▶ **Problem requirements**
Give every line of the data again, unchanged, but with no pictures.
#####
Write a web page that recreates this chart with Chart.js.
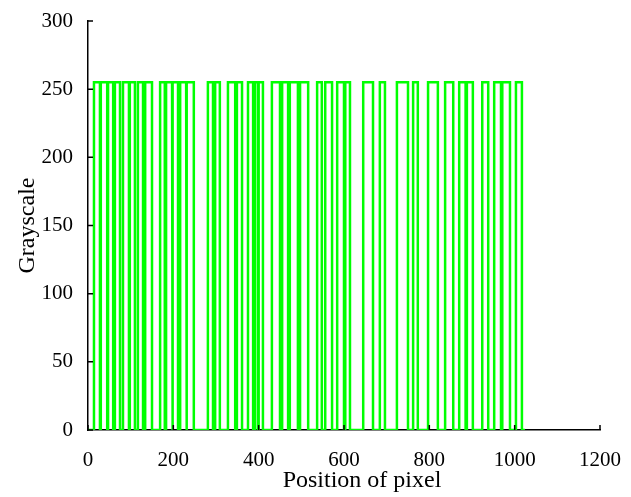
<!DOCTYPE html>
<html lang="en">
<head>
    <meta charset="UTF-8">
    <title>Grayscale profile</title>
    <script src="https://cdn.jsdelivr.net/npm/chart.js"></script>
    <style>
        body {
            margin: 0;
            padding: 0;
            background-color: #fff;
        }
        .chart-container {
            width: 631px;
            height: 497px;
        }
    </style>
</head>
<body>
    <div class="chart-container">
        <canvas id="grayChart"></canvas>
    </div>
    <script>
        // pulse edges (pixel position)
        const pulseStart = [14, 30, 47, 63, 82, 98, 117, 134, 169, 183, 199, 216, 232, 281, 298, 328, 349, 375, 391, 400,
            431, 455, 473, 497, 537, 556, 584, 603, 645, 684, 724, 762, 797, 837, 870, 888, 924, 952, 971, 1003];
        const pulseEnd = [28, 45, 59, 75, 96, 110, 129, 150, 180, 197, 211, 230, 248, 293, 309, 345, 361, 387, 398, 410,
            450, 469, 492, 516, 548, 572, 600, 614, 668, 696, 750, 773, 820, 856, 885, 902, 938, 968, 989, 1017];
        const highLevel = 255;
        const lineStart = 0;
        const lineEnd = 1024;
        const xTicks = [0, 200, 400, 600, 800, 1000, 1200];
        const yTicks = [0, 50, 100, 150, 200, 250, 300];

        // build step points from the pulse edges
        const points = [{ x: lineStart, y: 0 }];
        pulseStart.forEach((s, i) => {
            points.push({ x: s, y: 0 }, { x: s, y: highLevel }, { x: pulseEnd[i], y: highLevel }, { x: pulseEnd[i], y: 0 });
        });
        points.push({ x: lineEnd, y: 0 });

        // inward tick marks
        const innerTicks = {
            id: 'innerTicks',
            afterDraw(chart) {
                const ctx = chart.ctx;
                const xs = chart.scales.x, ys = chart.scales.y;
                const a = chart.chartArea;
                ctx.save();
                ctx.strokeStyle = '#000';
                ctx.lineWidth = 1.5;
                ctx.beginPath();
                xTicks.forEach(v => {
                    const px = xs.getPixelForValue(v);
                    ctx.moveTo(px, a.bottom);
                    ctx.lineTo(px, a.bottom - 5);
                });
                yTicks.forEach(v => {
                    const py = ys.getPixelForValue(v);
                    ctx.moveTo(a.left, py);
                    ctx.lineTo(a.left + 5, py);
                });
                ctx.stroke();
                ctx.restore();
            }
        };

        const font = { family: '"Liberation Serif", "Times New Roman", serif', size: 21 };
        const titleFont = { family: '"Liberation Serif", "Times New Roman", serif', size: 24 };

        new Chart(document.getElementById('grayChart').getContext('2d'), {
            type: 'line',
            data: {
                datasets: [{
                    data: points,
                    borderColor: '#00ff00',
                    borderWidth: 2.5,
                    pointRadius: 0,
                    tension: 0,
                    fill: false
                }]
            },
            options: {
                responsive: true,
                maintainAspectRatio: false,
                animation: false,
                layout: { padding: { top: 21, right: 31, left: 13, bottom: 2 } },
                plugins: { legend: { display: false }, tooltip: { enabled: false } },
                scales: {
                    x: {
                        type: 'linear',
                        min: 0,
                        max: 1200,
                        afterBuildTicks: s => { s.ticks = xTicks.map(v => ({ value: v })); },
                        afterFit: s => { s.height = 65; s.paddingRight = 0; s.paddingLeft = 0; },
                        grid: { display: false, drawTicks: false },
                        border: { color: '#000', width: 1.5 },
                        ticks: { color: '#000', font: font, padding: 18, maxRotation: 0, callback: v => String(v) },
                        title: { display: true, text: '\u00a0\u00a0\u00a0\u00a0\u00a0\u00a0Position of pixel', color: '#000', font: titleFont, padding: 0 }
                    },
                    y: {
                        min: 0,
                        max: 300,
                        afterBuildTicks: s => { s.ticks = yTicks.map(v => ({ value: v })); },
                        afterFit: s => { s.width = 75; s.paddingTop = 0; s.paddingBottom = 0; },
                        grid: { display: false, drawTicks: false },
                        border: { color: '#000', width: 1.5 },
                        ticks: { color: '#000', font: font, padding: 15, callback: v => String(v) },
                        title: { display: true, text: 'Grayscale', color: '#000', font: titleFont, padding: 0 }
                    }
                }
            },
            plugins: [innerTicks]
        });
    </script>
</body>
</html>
#####
▶ **Exercise response**
Write a web page that recreates this chart with Chart.js.
<!DOCTYPE html>
<html lang="en">
<head>
    <meta charset="UTF-8">
    <title>Grayscale profile</title>
    <script src="https://cdn.jsdelivr.net/npm/chart.js"></script>
    <style>
        body {
            margin: 0;
            padding: 0;
            background-color: #fff;
        }
        .chart-container {
            width: 631px;
            height: 497px;
        }
    </style>
</head>
<body>
    <div class="chart-container">
        <canvas id="grayChart"></canvas>
    </div>
    <script>
        // pulse edges (pixel position)
        const pulseStart = [14, 30, 47, 63, 82, 98, 117, 134, 169, 183, 199, 216, 232, 281, 298, 328, 349, 375, 391, 400,
            431, 455, 473, 497, 537, 556, 584, 603, 645, 684, 724, 762, 797, 837, 870, 888, 924, 952, 971, 1003];
        const pulseEnd = [28, 45, 59, 75, 96, 110, 129, 150, 180, 197, 211, 230, 248, 293, 309, 345, 361, 387, 398, 410,
            450, 469, 492, 516, 548, 572, 600, 614, 668, 696, 750, 773, 820, 856, 885, 902, 938, 968, 989, 1017];
        const highLevel = 255;
        const lineStart = 0;
        const lineEnd = 1024;
        const xTicks = [0, 200, 400, 600, 800, 1000, 1200];
        const yTicks = [0, 50, 100, 150, 200, 250, 300];

        // build step points from the pulse edges
        const points = [{ x: lineStart, y: 0 }];
        pulseStart.forEach((s, i) => {
            points.push({ x: s, y: 0 }, { x: s, y: highLevel }, { x: pulseEnd[i], y: highLevel }, { x: pulseEnd[i], y: 0 });
        });
        points.push({ x: lineEnd, y: 0 });

        // inward tick marks
        const innerTicks = {
            id: 'innerTicks',
            afterDraw(chart) {
                const ctx = chart.ctx;
                const xs = chart.scales.x, ys = chart.scales.y;
                const a = chart.chartArea;
                ctx.save();
                ctx.strokeStyle = '#000';
                ctx.lineWidth = 1.5;
                ctx.beginPath();
                xTicks.forEach(v => {
                    const px = xs.getPixelForValue(v);
                    ctx.moveTo(px, a.bottom);
                    ctx.lineTo(px, a.bottom - 5);
                });
                yTicks.forEach(v => {
                    const py = ys.getPixelForValue(v);
                    ctx.moveTo(a.left, py);
                    ctx.lineTo(a.left + 5, py);
                });
                ctx.stroke();
                ctx.restore();
            }
        };

        const font = { family: '"Liberation Serif", "Times New Roman", serif', size: 21 };
        const titleFont = { family: '"Liberation Serif", "Times New Roman", serif', size: 24 };

        new Chart(document.getElementById('grayChart').getContext('2d'), {
            type: 'line',
            data: {
                datasets: [{
                    data: points,
                    borderColor: '#00ff00',
                    borderWidth: 2.5,
                    pointRadius: 0,
                    tension: 0,
                    fill: false
                }]
            },
            options: {
                responsive: true,
                maintainAspectRatio: false,
                animation: false,
                layout: { padding: { top: 21, right: 31, left: 13, bottom: 2 } },
                plugins: { legend: { display: false }, tooltip: { enabled: false } },
                scales: {
                    x: {
                        type: 'linear',
                        min: 0,
                        max: 1200,
                        afterBuildTicks: s => { s.ticks = xTicks.map(v => ({ value: v })); },
                        afterFit: s => { s.height = 65; s.paddingRight = 0; s.paddingLeft = 0; },
                        grid: { display: false, drawTicks: false },
                        border: { color: '#000', width: 1.5 },
                        ticks: { color: '#000', font: font, padding: 18, maxRotation: 0, callback: v => String(v) },
                        title: { display: true, text: '\u00a0\u00a0\u00a0\u00a0\u00a0\u00a0Position of pixel', color: '#000', font: titleFont, padding: 0 }
                    },
                    y: {
                        min: 0,
                        max: 300,
                        afterBuildTicks: s => { s.ticks = yTicks.map(v => ({ value: v })); },
                        afterFit: s => { s.width = 75; s.paddingTop = 0; s.paddingBottom = 0; },
                        grid: { display: false, drawTicks: false },
                        border: { color: '#000', width: 1.5 },
                        ticks: { color: '#000', font: font, padding: 15, callback: v => String(v) },
                        title: { display: true, text: 'Grayscale', color: '#000', font: titleFont, padding: 0 }
                    }
                }
            },
            plugins: [innerTicks]
        });
    </script>
</body>
</html>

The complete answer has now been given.